Police: Young girls forced into sex trade in Salt Lake County
SALT LAKE CITY — Girls as young as 14 were coerced into performing sex acts for Utah men who patronized the back rooms of three Salt Lake area "massage" parlors in an criminal enterprise top law enforcement likened to the mob.
The arrest of four men — all undocumented immigrants — and the break-up of the sex ring is reflective of a rampant national problem that has not bypassed Utah, said Utah Chief Deputy Attorney General Kirk Torgensen.
"People in Utah need to know it is here," Torgensen said. "Unfortunately, this group had a group of men who were willing to patronize the business and make it successful. It's like any racketeering organization and no different than the mob."
Multiple law enforcement officers and agents on a local, state and federal level participating in the Attorney General's SECURE Strike Force hit three massage parlors this week and served a search warrant at a home in the Salt Lake Valley area. The parlors operated in Salt Lake City, Millcreek and South Salt Lake, Torgensen said.
Agents arrested Luis Daniel Arano-Hernandez, 29, Manuel Zapata-Sanchez, 42, David Ramirez-Jiminez, 24, and one man who has yet to be identified. They were each booked for investigation of exploiting prostitution and on an immigration hold. Arano-Hernandez was also booked for investigation of identity fraud and forgery.
Agents also detained 10 females, including minors, several of whom are undocumented aliens of undetermined identity.
Torgensen noted that while some of the females were mature women engaging in prostitution and well aware of the risks, others were young girls coerced into participating with the threat of deportation.
"These girls are victims of the men who paid them for sex, but also victims of the illegal aliens who exploited them in the sex trade," Torgensen said.
The sex trafficking strike force was re-established a couple of months ago and is planning on meeting monthly to ferret out additional illegal activity, Torgensen said, noting information will be pursued aggressively to stamp out such practices.

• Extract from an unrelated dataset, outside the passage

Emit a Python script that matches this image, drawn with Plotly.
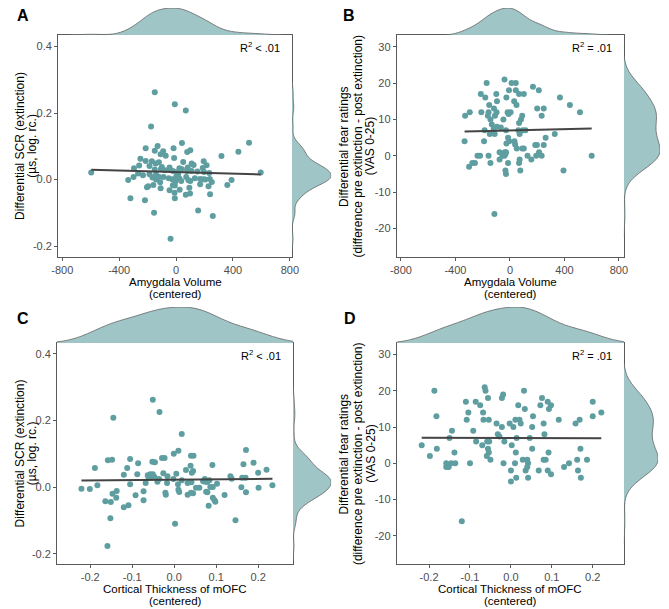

"People who come to our state, in this instance illegally, and set up a business based on a complete criminal model — if they are going to come here and do that, we are going to come after them and they will pay a hefty price," he said.
What is really troubling, he emphasized, is that such a business can exist here.
"These men are willing to go out and are willing to engage in this activity," Torgensen said. "If there was not this willingness to do it, there would not be a market for it."
Agents are currently withholding the names of patrons of the massage parlors pending further charges.